Today, while winter makes another pass on its way out, my thoughts drift back to last Sunday when spring was in town for its annual get-aquainted visit. Seventy-eight degrees and sunny...Birds, leaf buds, flowers...Caressing breezes. Ah, the day that was.
All days are precious when you think about it, but those tender early spring ones are especially easy to love. I hauled my beloved rocking chair up from basement storage to the deck on the shady side of the house because it was so warm. I rocked contentedly and read Elizabeth Bard's Lunch in Paris, a delightful escape and inspiration for a Francophilic foodie. It's a story of love and France with recipes. I couldn't ask for much more except pictures, but I'm not greedy like that. Some of the recipes and menus may even appear on the ole blog in the future, they sound so enticing.

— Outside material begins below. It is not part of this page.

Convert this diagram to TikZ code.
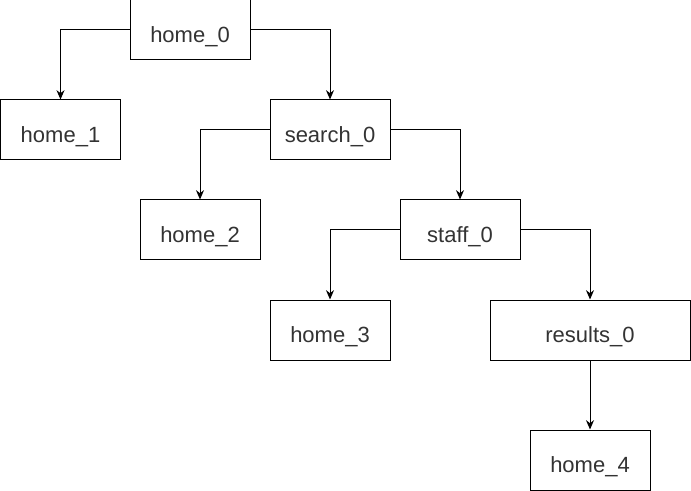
\documentclass[tikz,border=0pt]{standalone}
\usepackage{fontspec}
\setmainfont{Liberation Sans}
\usepackage{xcolor}
\usetikzlibrary{arrows.meta}
\definecolor{labelgray}{HTML}{333333}

\begin{document}
\begin{tikzpicture}[
    x=0.75pt, y=-0.75pt,
    page/.style={rectangle, draw=black, fill=white, line width=0.75pt,
                minimum width=90pt, minimum height=45pt, inner sep=0pt,
                text height=22.5pt, text depth=3.5pt,
                font=\fontsize{16.5}{20}\selectfont, text=labelgray},
    widepage/.style={page, minimum width=150pt},
    arrow/.style={-{Stealth[length=7pt,width=6pt]}, line width=0.75pt}
]
\useasboundingbox (0,0) rectangle (691,491);

% Pages, top to bottom
\node[page] at (190,30) (home0) {home\_0};
\node[page] at (60.5,130) (home1) {home\_1};
\node[page] at (330,130) (search0) {search\_0};
\node[page] at (200,230) (home2) {home\_2};
\node[page] at (460,230) (staff0) {staff\_0};
\node[page] at (330,330) (home3) {home\_3};
\node[widepage] at (590,330) (results0) {results\_0};
\node[page] at (590,460) (home4) {home\_4};

% Links
\draw[arrow] (home0.west) -| (home1.north);
\draw[arrow] (home0.east) -| (search0.north);
\draw[arrow] (search0.west) -| (home2.north);
\draw[arrow] (search0.east) -| (staff0.north);
\draw[arrow] (staff0.west) -| (home3.north);
\draw[arrow] (staff0.east) -| (results0.north);
\draw[arrow] (results0.south) -- (home4.north);

\end{tikzpicture}
\end{document}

Despite my fond memories of a warmer day, I'm not sorry that it's cold again. Spring does this. She dances back and forth for a while. I patiently let the seasons do their thing. Soon enough it will be hot, and no one but this lizard will even want to be out in it. Besides, at our dinner table it was determinedly spring today anyway: salmon cakes with dill sauce, lemon-parsley rice, and buttered asparagus. (Take that Old Man Winter! Time to go bye-bye soon.)

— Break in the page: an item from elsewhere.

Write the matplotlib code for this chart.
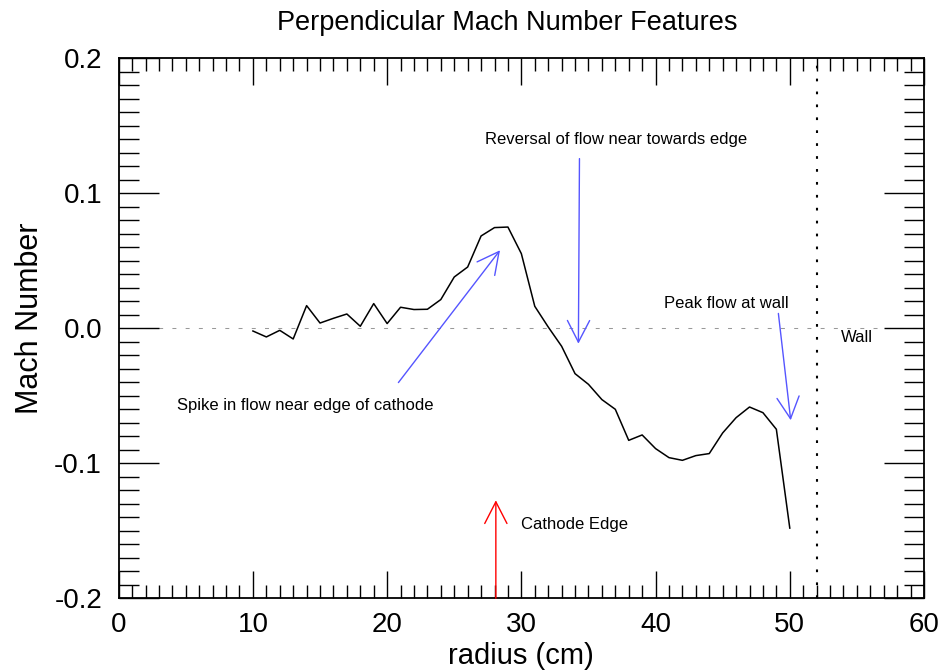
import matplotlib
matplotlib.use("Agg")
import matplotlib.pyplot as plt
from matplotlib.ticker import MultipleLocator, FormatStrFormatter

plt.rcParams['font.family'] = ['Liberation Sans', 'DejaVu Sans']

# Data
radius = list(range(10, 51))
mach = [-0.002, -0.0064, -0.0015, -0.0079, 0.0168, 0.0039, 0.0074, 0.0106, 0.0015,
        0.0183, 0.0035, 0.0156, 0.0139, 0.0141, 0.0213, 0.038, 0.0454, 0.0684,
        0.0746, 0.075, 0.0553, 0.0163, 0.001, -0.0133, -0.0336, -0.0415, -0.0528,
        -0.060, -0.083, -0.079, -0.0891, -0.0958, -0.0978, -0.0943, -0.0928,
        -0.0775, -0.0662, -0.0583, -0.0625, -0.0748, -0.148]

wall_x = 52
cathode_x = 28.1

title = "Perpendicular Mach Number Features"
xlabel = "radius (cm)"
ylabel = "Mach Number"
xticks = [0, 10, 20, 30, 40, 50, 60]
yticks = [-0.2, -0.1, 0.0, 0.1, 0.2]

W, H = 941, 672
fig = plt.figure(figsize=(W / 100, H / 100), dpi=100)
ax = fig.add_axes([118.7 / W, 1 - 598.3 / H, (924 - 118.7) / W, 540 / H])

ax.set_xlim(0, 60)
ax.set_ylim(-0.2, 0.2)

ax.axhline(0, color='#999999', lw=0.75, dashes=(3.8, 8.9), zorder=1)
ax.axvline(wall_x, color='black', lw=1.5, dashes=(1.3, 4.9), zorder=1)
ax.plot(radius, mach, color='black', lw=1.1, zorder=3)

blue = '#5555ff'

def arrow(x0, y0, x1, y1, color):
    ax.annotate('', xy=(x1, y1), xytext=(x0, y0),
                arrowprops=dict(arrowstyle='->,head_length=1.56,head_width=0.8',
                                color=color, lw=1.0, shrinkA=0, shrinkB=0,
                                mutation_scale=10), zorder=4)

arrow(34.33, 0.1257, 34.25, -0.0114, blue)
arrow(20.84, -0.0402, 28.41, 0.0578, blue)
arrow(49.15, 0.011, 50.07, -0.0681, blue)
arrow(cathode_x, -0.2, cathode_x, -0.1274, '#ff0000')

def px2data(px, py):
    return (px - 118.7) / 13.42, (328 - py) / 1350.0

fs = 12
for txt, (px, py), ha in [("Reversal of flow near towards edge", (616.5, 144), 'center'),
                          ("Spike in flow near edge of cathode", (305, 410), 'center'),
                          ("Peak flow at wall", (726, 308), 'center'),
                          ("Wall", (857, 341.7), 'center'),
                          ("Cathode Edge", (521, 529), 'left')]:
    x, y = px2data(px, py)
    ax.text(x, y, txt, ha=ha, va='baseline', fontsize=fs, zorder=5)

ax.xaxis.set_major_locator(MultipleLocator(10))
ax.xaxis.set_minor_locator(MultipleLocator(1))
ax.yaxis.set_major_locator(MultipleLocator(0.1))
ax.yaxis.set_minor_locator(MultipleLocator(0.01))
ax.set_xticks(xticks)
ax.set_yticks(yticks)
ax.xaxis.set_major_formatter(FormatStrFormatter('%d'))
ax.yaxis.set_major_formatter(FormatStrFormatter('%.1f'))

ax.tick_params(axis='both', which='both', direction='in', top=True, right=True,
               width=1.0, colors='black')
ax.tick_params(axis='x', which='major', length=19.4, pad=10, labelsize=20)
ax.tick_params(axis='x', which='minor', length=9.7)
ax.tick_params(axis='y', which='major', length=28.8, pad=12, labelsize=20)
ax.tick_params(axis='y', which='minor', length=14.4)
for s in ax.spines.values():
    s.set_linewidth(1.3)

fig.text(520.5 / W, 1 - 664 / H, xlabel, ha='center', va='baseline', fontsize=21)
fig.text(30 / W, 1 - 318.5 / H, ylabel, ha='center', va='center', rotation=90, fontsize=22)
fig.text(507.5 / W, 1 - 30 / H, title, ha='center', va='baseline', fontsize=19.5)

fig.savefig('out.png', dpi=100)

I'm not sure how exciting salmon cakes are to you, but every once in a great while, I just suddenly want them for dinner. I never follow a recipe, and still they end up rich and satisfying with very few ingredients and at a very low cost: I picked up my can of salmon on sale for $1.99 when I felt the urge coming on. All I add is enough mayonnnaise to bind, a few bread crumbs, and a dash of salt. That's it. Talk about economical. And since the asparagus was also (seasonally!) on sale for $1.88 per pound, the whole plate couldn't have rung up at more than $3.00. I'm too lazy to do the detail math, but surely that about covers it. The cost is as big a refresher as that fondly remembered spring day, after weeks of higher than usual grocery store expenditures.

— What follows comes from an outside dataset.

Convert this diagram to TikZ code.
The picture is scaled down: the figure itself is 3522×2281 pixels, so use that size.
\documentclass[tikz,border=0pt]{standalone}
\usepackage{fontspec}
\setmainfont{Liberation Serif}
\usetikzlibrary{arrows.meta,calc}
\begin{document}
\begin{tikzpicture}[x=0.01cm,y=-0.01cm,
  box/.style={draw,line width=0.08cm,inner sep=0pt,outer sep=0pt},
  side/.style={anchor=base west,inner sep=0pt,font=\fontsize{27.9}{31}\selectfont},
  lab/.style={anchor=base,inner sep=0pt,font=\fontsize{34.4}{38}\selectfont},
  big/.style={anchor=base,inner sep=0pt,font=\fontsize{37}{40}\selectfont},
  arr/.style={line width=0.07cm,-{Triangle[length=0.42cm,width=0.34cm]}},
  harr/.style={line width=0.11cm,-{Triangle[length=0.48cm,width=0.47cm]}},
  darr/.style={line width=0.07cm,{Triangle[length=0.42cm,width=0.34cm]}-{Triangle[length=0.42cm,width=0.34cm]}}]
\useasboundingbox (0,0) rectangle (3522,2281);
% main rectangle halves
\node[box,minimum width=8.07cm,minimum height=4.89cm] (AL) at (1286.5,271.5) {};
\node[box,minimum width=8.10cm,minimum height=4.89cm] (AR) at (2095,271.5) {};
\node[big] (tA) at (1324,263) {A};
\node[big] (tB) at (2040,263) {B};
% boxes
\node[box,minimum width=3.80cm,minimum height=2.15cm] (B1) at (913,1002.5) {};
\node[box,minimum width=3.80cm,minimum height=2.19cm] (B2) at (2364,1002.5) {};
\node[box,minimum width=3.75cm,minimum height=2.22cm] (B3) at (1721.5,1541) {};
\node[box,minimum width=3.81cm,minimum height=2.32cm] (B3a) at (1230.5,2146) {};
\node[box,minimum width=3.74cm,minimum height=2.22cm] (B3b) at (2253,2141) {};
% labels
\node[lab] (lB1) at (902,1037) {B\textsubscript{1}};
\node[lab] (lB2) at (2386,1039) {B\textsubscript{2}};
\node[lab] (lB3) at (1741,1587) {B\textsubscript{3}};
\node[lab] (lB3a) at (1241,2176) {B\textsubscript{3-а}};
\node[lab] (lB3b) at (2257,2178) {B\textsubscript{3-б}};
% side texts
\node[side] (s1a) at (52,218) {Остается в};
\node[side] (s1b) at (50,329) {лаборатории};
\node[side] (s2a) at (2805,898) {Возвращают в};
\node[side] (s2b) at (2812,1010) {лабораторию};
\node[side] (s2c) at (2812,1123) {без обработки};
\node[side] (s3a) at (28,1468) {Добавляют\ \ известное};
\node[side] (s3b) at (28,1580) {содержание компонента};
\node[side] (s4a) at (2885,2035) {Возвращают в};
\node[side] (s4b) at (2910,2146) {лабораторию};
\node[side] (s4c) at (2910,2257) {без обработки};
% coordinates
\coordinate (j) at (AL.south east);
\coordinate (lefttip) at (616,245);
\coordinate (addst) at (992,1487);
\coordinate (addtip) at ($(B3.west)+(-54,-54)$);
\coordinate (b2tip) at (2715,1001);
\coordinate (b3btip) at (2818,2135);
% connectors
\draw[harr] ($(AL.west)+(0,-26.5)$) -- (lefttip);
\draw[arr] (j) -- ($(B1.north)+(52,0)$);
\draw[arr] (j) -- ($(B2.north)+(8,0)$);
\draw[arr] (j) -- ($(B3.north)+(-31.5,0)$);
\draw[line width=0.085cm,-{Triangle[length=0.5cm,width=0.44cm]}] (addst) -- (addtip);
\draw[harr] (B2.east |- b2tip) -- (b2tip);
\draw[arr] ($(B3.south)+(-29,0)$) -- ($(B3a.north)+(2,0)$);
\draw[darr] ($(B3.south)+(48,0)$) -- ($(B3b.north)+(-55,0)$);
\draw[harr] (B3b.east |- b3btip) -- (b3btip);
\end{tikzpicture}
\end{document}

But back to salmon cakes. One could be fancier with them, adding capers, onion, etc, but sometimes it's nice to do the simple, easy thing.
Oh, wait. I usually find that nice, don't I? And don't you, too? I mean, I know you're busy and all. So, the next time you see cans of salmon on sale, grab one or two and throw these together like an old pro. If you need a little fanciness, stir up the quickie sauce and gloat. Add rice dolled up with a little grated lemon rind, chopped parsley, and salt, and blanched asparagus rolled in a dab of butter, and spring's on the plate. Now there's an escape that doesn't require the weather's cooperation at all.
Super Simple Salmon Cakes
1 14.75-ounce can of salmon
Fine dry bread crumbs
Remove any undesirable bones from the salmon and place in a medium bowl. Add a couple of spoonfuls of mayonnaise, a sprinkle of salt, and a palmful of bread crumbs to the salmon. Stir gently together. If it looks dry, add a little more mayonnaise. Form salmon mixture into 4 cakes and roll in additional bread crumbs to coat. Place cakes in the refrigerator for about 15 minutes to firm up.
After the cakes have rested, coat a skillet with oil and warm over medium heat. Fry the cakes a few minutes on each side, until golden brown. Drain on paper towels.
In a small bowl, whisk together a couple of big spoonfuls of mayonnaise with just enough buttermilk to thin it to a thick sauce consistency. Add a pinch of salt, a squeeze of lemon juice, and about a 1/2 teaspoon of the dill. Whisk, taste, and adjust the seasoning to your liking.